Justice Davies dismissed the appeal on all 23 grounds put forward by Bendigo Bank. The principal reasons were:

  1. No evidence of a loan advance

    There were … no documents from ABL [as lender] … to show that it paid funds [for the purchase of the ‘grovelots’ by Mr Howard] … to GSMAL. (para 89, judgment)

    The documents produced, namely a loan deed in which ABL agreed to make a loan to Mr Howard, and evidence that three ‘grovelots’ were allocated to Mr Howard, were not sufficient to prove a loan.

    None of those matters proves from whence the funds came (para 101, judgment).

    …that the plaintiff did not prove that ABL advanced the funds, is determinative of the whole claim because the loan to the defendant [Mr Howard] cannot form part of what was purportedly assigned to Bendigo Bank. (para 106, judgment)
  2. The loan deed was not validly entered into by ABL / Bendigo Bank

    GSF was not authorised under the power of attorney in the Finance Application to nominate ABL to enter into the loan deed with Mr Howard in the face of the fact that Mr Howard had selected GSF as the lender in his Finance Application.

    Not only did the defendant indicate on the Finance Application that he selected GSF, he also completed the Direct Debit request which was addressed to GSF and was also expressed to be used “ONLY…IF USING GSF”. (para 40, judgment)

    In doing so, the Court rejected Bendigo Bank’s argument that Mr Howard’s loan selection with GSF was a misnomer, which the Court could correct by recognising ABL as the lender.

    It was no more allowable for GSF to select ABL as the financier than it would have been for it to allocate woodlots instead of grovelots to the defendant. (para 68, judgment)

    The Court held further that ABL was fixed with knowledge GSF had about the limits upon its power to nominate ABL as lender, when GSF acted as ABL’s agent. (paras 55 & 69, judgment)

    Finally, the Court held that, in circumstances where no loan deed was validly executed, no proceedings would be maintainable for recovery of a loan advance because they were barred by operation of the statute of limitations. (para 73, judgment)

    Note: A longer limitation period is applicable to a claim under a deed than the 6 year limitation period which is applicable to a simple action for the recovery of a debt.

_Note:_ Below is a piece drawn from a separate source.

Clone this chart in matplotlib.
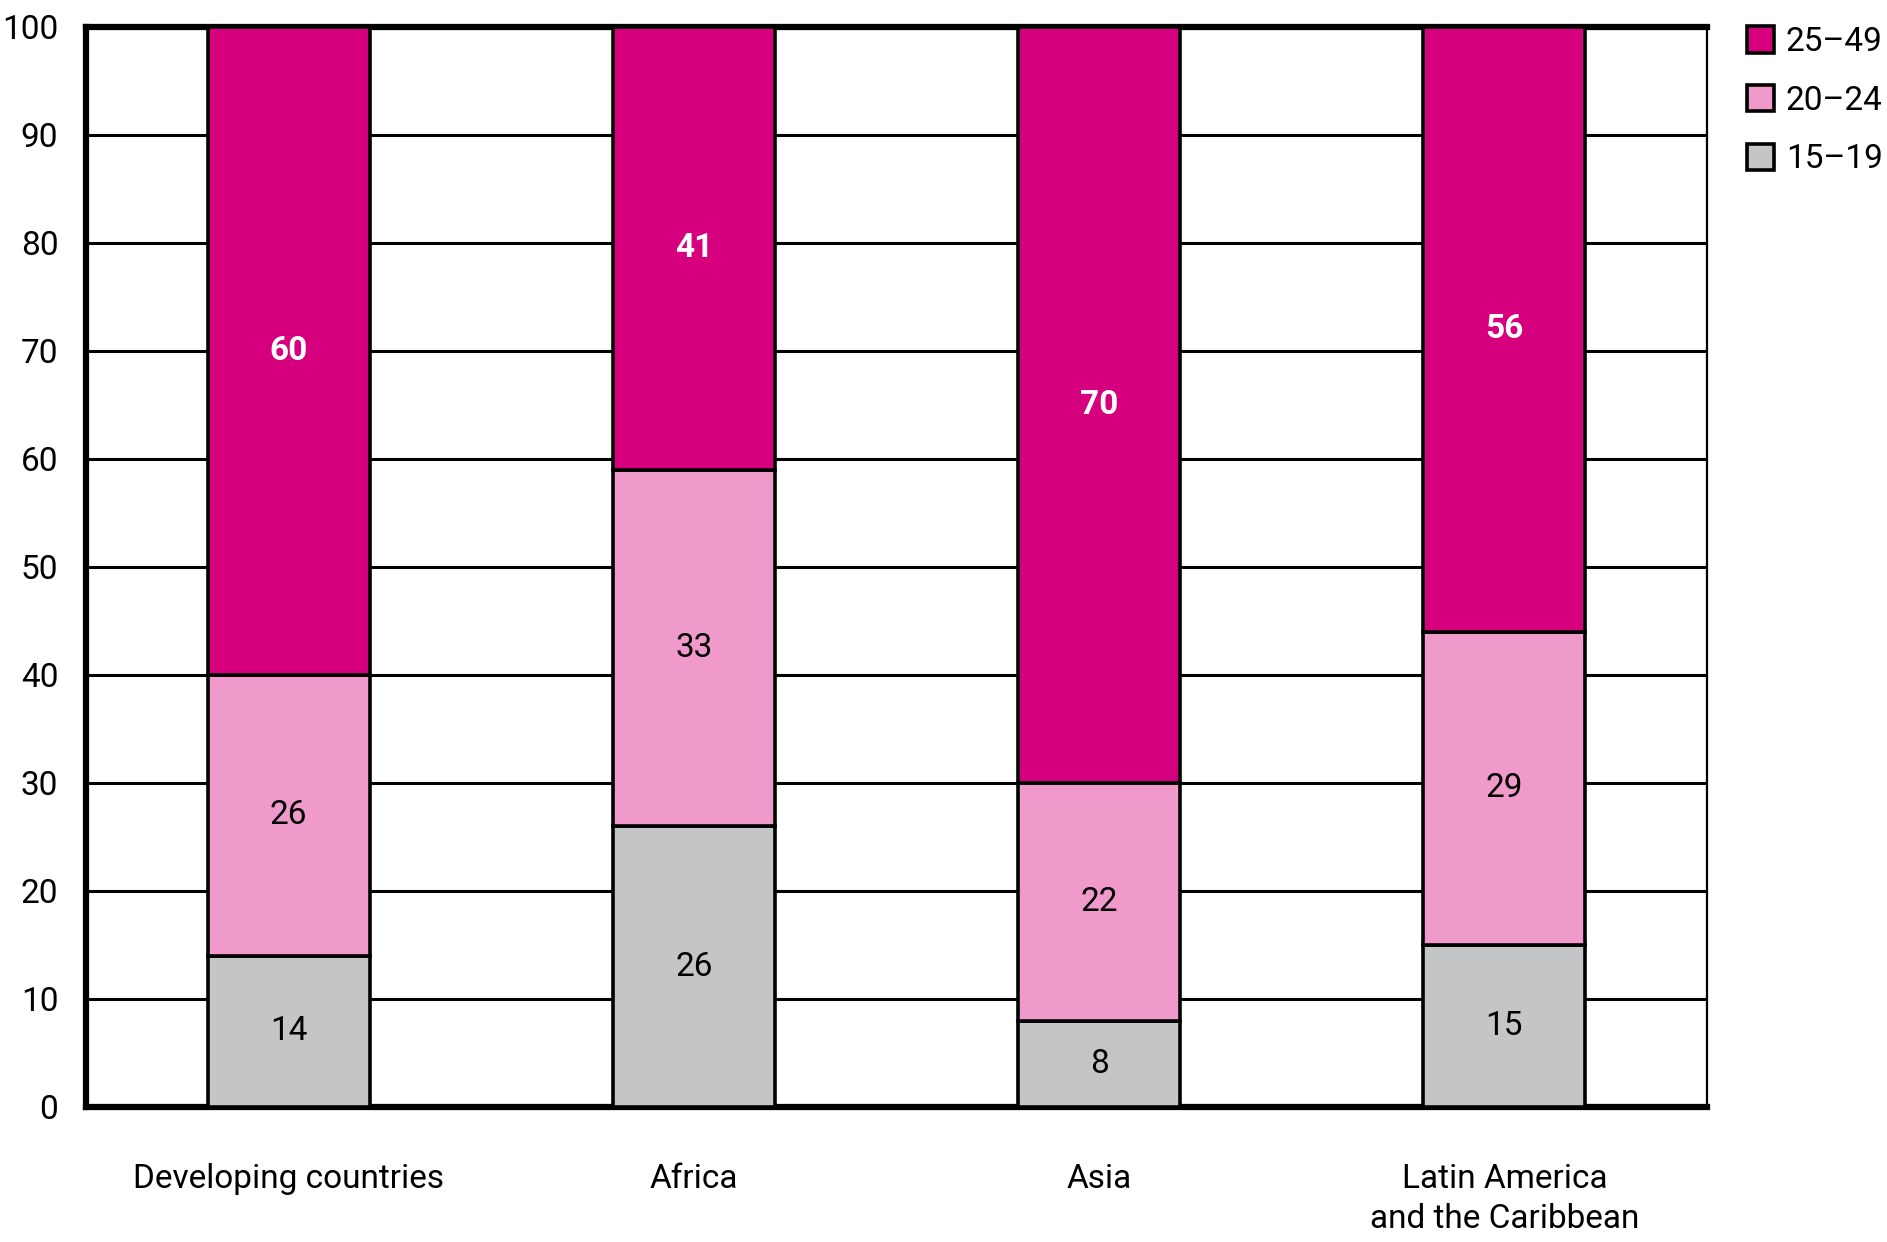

Throughout the judgment, Justice Davies was at pains to make clear that he could only decide questions of law, because this was an appeal under Section 39 of the Local Court Act 2007 and because Bendigo Bank had not sought leave (under Section 40 of the Act) to appeal on questions of mixed law and fact. To the extent he did consider questions of mixed law and fact, he was not inclined to disturb the findings of fact made by the Magistrate.

Finally, in the opinion of Justice Davies, Kunz is entirely distinguishable from this case. The issues in ABL Custodian Services Pty Ltd v Kunz were whether to correct the ‘minor clerical error’ in ticking the ‘grovelots’, not the woodlots box; and the consequences flowing from the fact that Kunz was a member of the class action. (paras 51 & 52, judgment)


Mr Howard’s case was fairly and squarely based on putting Bendigo Bank to proof that a loan advance was made and that Bendigo Bank was the successor in title to from the original lender. The evidence of Bendigo Bank was found wanting in both respects.

The Bank’s Senior Counsel indicated in his oral submissions that the decision in this case had wider application. Its value as a precedent to assist borrowers will become apparent when future actions are heard.